What this task involves: Carry none of the pictures over; write out the complete data exactly.
── Recorded information ──
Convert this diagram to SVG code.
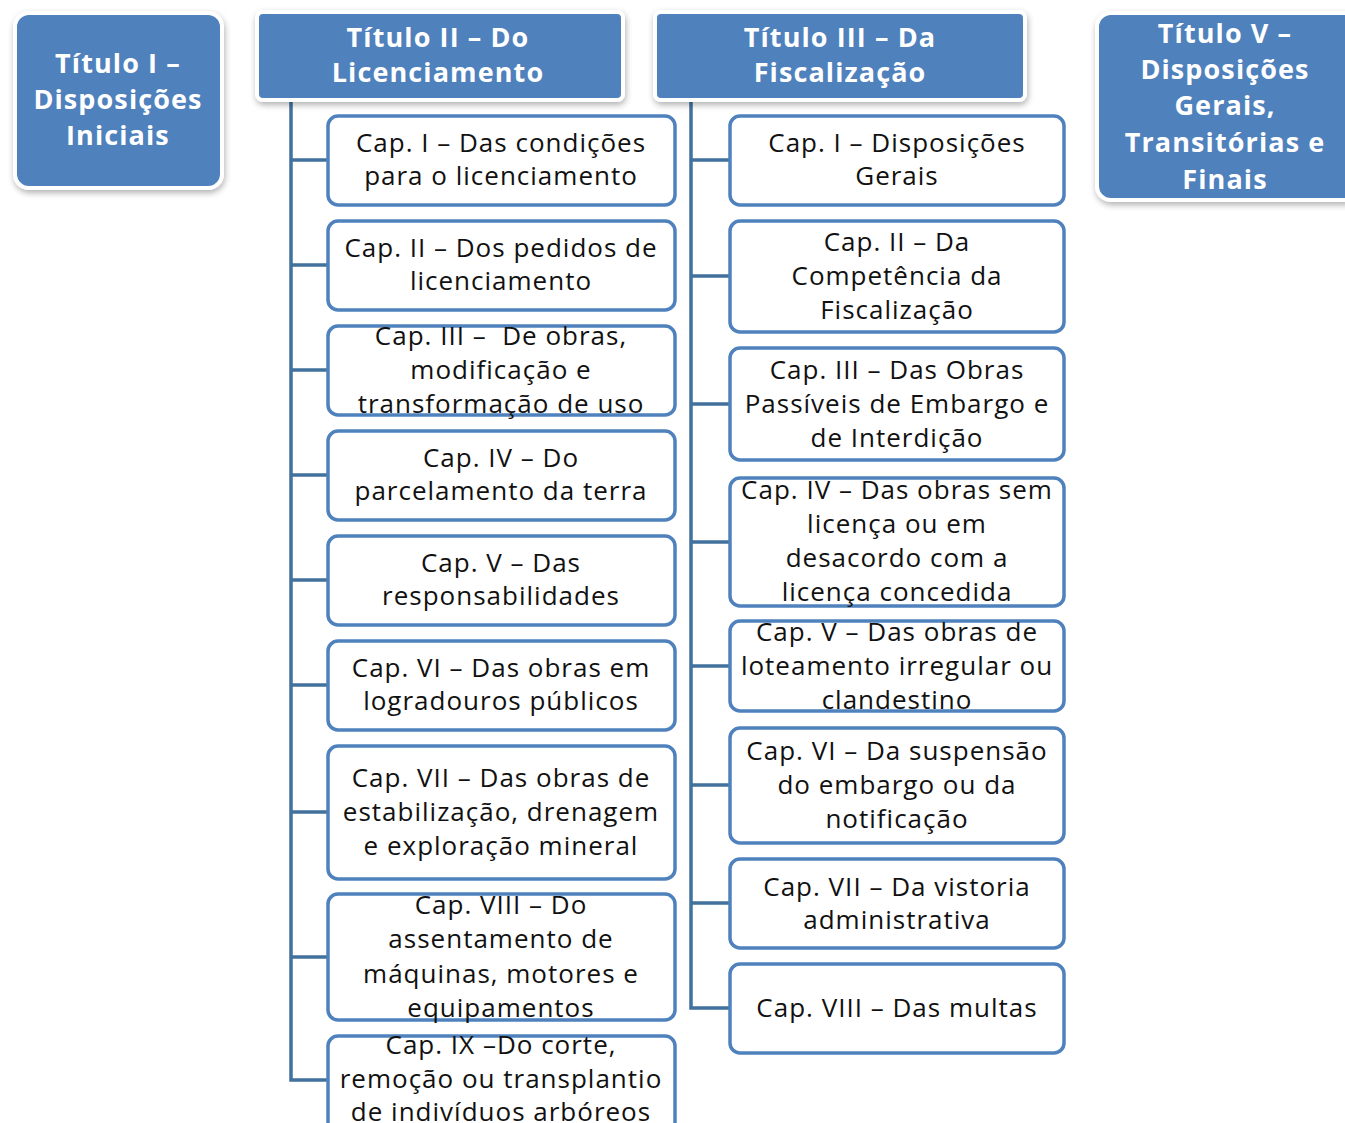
<svg xmlns="http://www.w3.org/2000/svg" width="1345" height="1123" viewBox="0 0 1345 1123">
<defs>
<filter id="sh" x="-10%" y="-10%" width="130%" height="130%">
<feDropShadow dx="1" dy="3" stdDeviation="3" flood-color="#000" flood-opacity="0.3"/>
</filter>
<style>
.t{fill:#4f81bd;stroke:#fff;stroke-width:4;filter:url(#sh)}
.tt{font-family:"Open Sans",Lato,"Liberation Sans",sans-serif;font-weight:bold;font-size:27px;letter-spacing:1.1px;fill:#fff;text-anchor:middle}
.c{fill:#fff;stroke:#4f81bd;stroke-width:3.5}
.ct{font-family:"Open Sans",Lato,"Liberation Sans",sans-serif;font-size:26px;letter-spacing:1px;fill:#111;text-anchor:middle}
.ln{fill:none;stroke:#41719c;stroke-width:3.5}
</style>
</defs>
<rect width="1345" height="1123" fill="#fff"/>
<g id="connectors">
<path class="ln" d="M291,100 V1080 H327 M291,160 H327 M291,265 H327 M291,370 H327 M291,475 H327 M291,580 H327 M291,685 H327 M291,812 H327 M291,957 H327"/>
<path class="ln" d="M691,100 V1008 H729 M691,160 H729 M691,276 H729 M691,404 H729 M691,542 H729 M691,666 H729 M691,785 H729 M691,903 H729"/>
</g>
<g id="t1"><rect class="t" x="15" y="13" width="207" height="175" rx="14"/>
<text class="tt"><tspan x="118" y="73">Título I –</tspan><tspan x="118" y="109">Disposições</tspan><tspan x="118" y="145">Iniciais</tspan></text></g>
<g id="t2"><rect class="t" x="257" y="12" width="366" height="88" rx="6"/>
<text class="tt"><tspan x="438" y="47">Título II – Do</tspan><tspan x="438" y="82">Licenciamento</tspan></text></g>
<g id="t3"><rect class="t" x="655" y="12" width="370" height="88" rx="6"/>
<text class="tt"><tspan x="840" y="47">Título III – Da</tspan><tspan x="840" y="82">Fiscalização</tspan></text></g>
<g id="t5"><rect class="t" x="1097" y="13" width="262" height="187" rx="14"/>
<text class="tt"><tspan x="1225" y="43">Título V –</tspan><tspan x="1225" y="79">Disposições</tspan><tspan x="1225" y="115">Gerais,</tspan><tspan x="1225" y="152">Transitórias e</tspan><tspan x="1225" y="189">Finais</tspan></text></g>

<g id="l1"><rect class="c" x="328" y="116" width="347" height="89" rx="10"/>
<text class="ct"><tspan x="501" y="152">Cap. I – Das condições</tspan><tspan x="501" y="185">para o licenciamento</tspan></text></g>
<g id="l2"><rect class="c" x="328" y="221" width="347" height="89" rx="10"/>
<text class="ct"><tspan x="501" y="257">Cap. II – Dos pedidos de</tspan><tspan x="501" y="290">licenciamento</tspan></text></g>
<g id="l3"><rect class="c" x="328" y="326" width="347" height="89" rx="10"/>
<text class="ct" xml:space="preserve"><tspan x="501" y="345">Cap. III –  De obras,</tspan><tspan x="501" y="379">modificação e</tspan><tspan x="501" y="413">transformação de uso</tspan></text></g>
<g id="l4"><rect class="c" x="328" y="431" width="347" height="89" rx="10"/>
<text class="ct"><tspan x="501" y="467">Cap. IV – Do</tspan><tspan x="501" y="500">parcelamento da terra</tspan></text></g>
<g id="l5"><rect class="c" x="328" y="536" width="347" height="89" rx="10"/>
<text class="ct"><tspan x="501" y="572">Cap. V – Das</tspan><tspan x="501" y="605">responsabilidades</tspan></text></g>
<g id="l6"><rect class="c" x="328" y="641" width="347" height="89" rx="10"/>
<text class="ct"><tspan x="501" y="677">Cap. VI – Das obras em</tspan><tspan x="501" y="710">logradouros públicos</tspan></text></g>
<g id="l7"><rect class="c" x="328" y="746" width="347" height="133" rx="10"/>
<text class="ct"><tspan x="501" y="787">Cap. VII – Das obras de</tspan><tspan x="501" y="821">estabilização, drenagem</tspan><tspan x="501" y="855">e exploração mineral</tspan></text></g>
<g id="l8"><rect class="c" x="328" y="894" width="347" height="126" rx="10"/>
<text class="ct"><tspan x="501" y="914">Cap. VIII – Do</tspan><tspan x="501" y="948">assentamento de</tspan><tspan x="501" y="983">máquinas, motores e</tspan><tspan x="501" y="1017">equipamentos</tspan></text></g>
<g id="l9"><rect class="c" x="328" y="1036" width="347" height="100" rx="10"/>
<text class="ct"><tspan x="501" y="1054">Cap. IX –Do corte,</tspan><tspan x="501" y="1088">remoção ou transplantio</tspan><tspan x="501" y="1121">de indivíduos arbóreos</tspan></text></g>

<g id="r1"><rect class="c" x="730" y="116" width="334" height="89" rx="10"/>
<text class="ct"><tspan x="897" y="152">Cap. I – Disposições</tspan><tspan x="897" y="185">Gerais</tspan></text></g>
<g id="r2"><rect class="c" x="730" y="221" width="334" height="111" rx="10"/>
<text class="ct"><tspan x="897" y="251">Cap. II – Da</tspan><tspan x="897" y="285">Competência da</tspan><tspan x="897" y="319">Fiscalização</tspan></text></g>
<g id="r3"><rect class="c" x="730" y="348" width="334" height="112" rx="10"/>
<text class="ct"><tspan x="897" y="379">Cap. III – Das Obras</tspan><tspan x="897" y="413">Passíveis de Embargo e</tspan><tspan x="897" y="447">de Interdição</tspan></text></g>
<g id="r4"><rect class="c" x="730" y="478" width="334" height="128" rx="10"/>
<text class="ct"><tspan x="897" y="499">Cap. IV – Das obras sem</tspan><tspan x="897" y="533">licença ou em</tspan><tspan x="897" y="567">desacordo com a</tspan><tspan x="897" y="601">licença concedida</tspan></text></g>
<g id="r5"><rect class="c" x="730" y="621" width="334" height="90" rx="10"/>
<text class="ct"><tspan x="897" y="641">Cap. V – Das obras de</tspan><tspan x="897" y="675">loteamento irregular ou</tspan><tspan x="897" y="709">clandestino</tspan></text></g>
<g id="r6"><rect class="c" x="730" y="728" width="334" height="115" rx="10"/>
<text class="ct"><tspan x="897" y="760">Cap. VI – Da suspensão</tspan><tspan x="897" y="794">do embargo ou da</tspan><tspan x="897" y="828">notificação</tspan></text></g>
<g id="r7"><rect class="c" x="730" y="859" width="334" height="89" rx="10"/>
<text class="ct"><tspan x="897" y="896">Cap. VII – Da vistoria</tspan><tspan x="897" y="929">administrativa</tspan></text></g>
<g id="r8"><rect class="c" x="730" y="964" width="334" height="89" rx="10"/>
<text class="ct"><tspan x="897" y="1017">Cap. VIII – Das multas</tspan></text></g>
</svg>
───
Output:
Convert this diagram to SVG code.
<svg xmlns="http://www.w3.org/2000/svg" width="1345" height="1123" viewBox="0 0 1345 1123">
<defs>
<filter id="sh" x="-10%" y="-10%" width="130%" height="130%">
<feDropShadow dx="1" dy="3" stdDeviation="3" flood-color="#000" flood-opacity="0.3"/>
</filter>
<style>
.t{fill:#4f81bd;stroke:#fff;stroke-width:4;filter:url(#sh)}
.tt{font-family:"Open Sans",Lato,"Liberation Sans",sans-serif;font-weight:bold;font-size:27px;letter-spacing:1.1px;fill:#fff;text-anchor:middle}
.c{fill:#fff;stroke:#4f81bd;stroke-width:3.5}
.ct{font-family:"Open Sans",Lato,"Liberation Sans",sans-serif;font-size:26px;letter-spacing:1px;fill:#111;text-anchor:middle}
.ln{fill:none;stroke:#41719c;stroke-width:3.5}
</style>
</defs>
<rect width="1345" height="1123" fill="#fff"/>
<g id="connectors">
<path class="ln" d="M291,100 V1080 H327 M291,160 H327 M291,265 H327 M291,370 H327 M291,475 H327 M291,580 H327 M291,685 H327 M291,812 H327 M291,957 H327"/>
<path class="ln" d="M691,100 V1008 H729 M691,160 H729 M691,276 H729 M691,404 H729 M691,542 H729 M691,666 H729 M691,785 H729 M691,903 H729"/>
</g>
<g id="t1"><rect class="t" x="15" y="13" width="207" height="175" rx="14"/>
<text class="tt"><tspan x="118" y="73">Título I –</tspan><tspan x="118" y="109">Disposições</tspan><tspan x="118" y="145">Iniciais</tspan></text></g>
<g id="t2"><rect class="t" x="257" y="12" width="366" height="88" rx="6"/>
<text class="tt"><tspan x="438" y="47">Título II – Do</tspan><tspan x="438" y="82">Licenciamento</tspan></text></g>
<g id="t3"><rect class="t" x="655" y="12" width="370" height="88" rx="6"/>
<text class="tt"><tspan x="840" y="47">Título III – Da</tspan><tspan x="840" y="82">Fiscalização</tspan></text></g>
<g id="t5"><rect class="t" x="1097" y="13" width="262" height="187" rx="14"/>
<text class="tt"><tspan x="1225" y="43">Título V –</tspan><tspan x="1225" y="79">Disposições</tspan><tspan x="1225" y="115">Gerais,</tspan><tspan x="1225" y="152">Transitórias e</tspan><tspan x="1225" y="189">Finais</tspan></text></g>

<g id="l1"><rect class="c" x="328" y="116" width="347" height="89" rx="10"/>
<text class="ct"><tspan x="501" y="152">Cap. I – Das condições</tspan><tspan x="501" y="185">para o licenciamento</tspan></text></g>
<g id="l2"><rect class="c" x="328" y="221" width="347" height="89" rx="10"/>
<text class="ct"><tspan x="501" y="257">Cap. II – Dos pedidos de</tspan><tspan x="501" y="290">licenciamento</tspan></text></g>
<g id="l3"><rect class="c" x="328" y="326" width="347" height="89" rx="10"/>
<text class="ct" xml:space="preserve"><tspan x="501" y="345">Cap. III –  De obras,</tspan><tspan x="501" y="379">modificação e</tspan><tspan x="501" y="413">transformação de uso</tspan></text></g>
<g id="l4"><rect class="c" x="328" y="431" width="347" height="89" rx="10"/>
<text class="ct"><tspan x="501" y="467">Cap. IV – Do</tspan><tspan x="501" y="500">parcelamento da terra</tspan></text></g>
<g id="l5"><rect class="c" x="328" y="536" width="347" height="89" rx="10"/>
<text class="ct"><tspan x="501" y="572">Cap. V – Das</tspan><tspan x="501" y="605">responsabilidades</tspan></text></g>
<g id="l6"><rect class="c" x="328" y="641" width="347" height="89" rx="10"/>
<text class="ct"><tspan x="501" y="677">Cap. VI – Das obras em</tspan><tspan x="501" y="710">logradouros públicos</tspan></text></g>
<g id="l7"><rect class="c" x="328" y="746" width="347" height="133" rx="10"/>
<text class="ct"><tspan x="501" y="787">Cap. VII – Das obras de</tspan><tspan x="501" y="821">estabilização, drenagem</tspan><tspan x="501" y="855">e exploração mineral</tspan></text></g>
<g id="l8"><rect class="c" x="328" y="894" width="347" height="126" rx="10"/>
<text class="ct"><tspan x="501" y="914">Cap. VIII – Do</tspan><tspan x="501" y="948">assentamento de</tspan><tspan x="501" y="983">máquinas, motores e</tspan><tspan x="501" y="1017">equipamentos</tspan></text></g>
<g id="l9"><rect class="c" x="328" y="1036" width="347" height="100" rx="10"/>
<text class="ct"><tspan x="501" y="1054">Cap. IX –Do corte,</tspan><tspan x="501" y="1088">remoção ou transplantio</tspan><tspan x="501" y="1121">de indivíduos arbóreos</tspan></text></g>

<g id="r1"><rect class="c" x="730" y="116" width="334" height="89" rx="10"/>
<text class="ct"><tspan x="897" y="152">Cap. I – Disposições</tspan><tspan x="897" y="185">Gerais</tspan></text></g>
<g id="r2"><rect class="c" x="730" y="221" width="334" height="111" rx="10"/>
<text class="ct"><tspan x="897" y="251">Cap. II – Da</tspan><tspan x="897" y="285">Competência da</tspan><tspan x="897" y="319">Fiscalização</tspan></text></g>
<g id="r3"><rect class="c" x="730" y="348" width="334" height="112" rx="10"/>
<text class="ct"><tspan x="897" y="379">Cap. III – Das Obras</tspan><tspan x="897" y="413">Passíveis de Embargo e</tspan><tspan x="897" y="447">de Interdição</tspan></text></g>
<g id="r4"><rect class="c" x="730" y="478" width="334" height="128" rx="10"/>
<text class="ct"><tspan x="897" y="499">Cap. IV – Das obras sem</tspan><tspan x="897" y="533">licença ou em</tspan><tspan x="897" y="567">desacordo com a</tspan><tspan x="897" y="601">licença concedida</tspan></text></g>
<g id="r5"><rect class="c" x="730" y="621" width="334" height="90" rx="10"/>
<text class="ct"><tspan x="897" y="641">Cap. V – Das obras de</tspan><tspan x="897" y="675">loteamento irregular ou</tspan><tspan x="897" y="709">clandestino</tspan></text></g>
<g id="r6"><rect class="c" x="730" y="728" width="334" height="115" rx="10"/>
<text class="ct"><tspan x="897" y="760">Cap. VI – Da suspensão</tspan><tspan x="897" y="794">do embargo ou da</tspan><tspan x="897" y="828">notificação</tspan></text></g>
<g id="r7"><rect class="c" x="730" y="859" width="334" height="89" rx="10"/>
<text class="ct"><tspan x="897" y="896">Cap. VII – Da vistoria</tspan><tspan x="897" y="929">administrativa</tspan></text></g>
<g id="r8"><rect class="c" x="730" y="964" width="334" height="89" rx="10"/>
<text class="ct"><tspan x="897" y="1017">Cap. VIII – Das multas</tspan></text></g>
</svg>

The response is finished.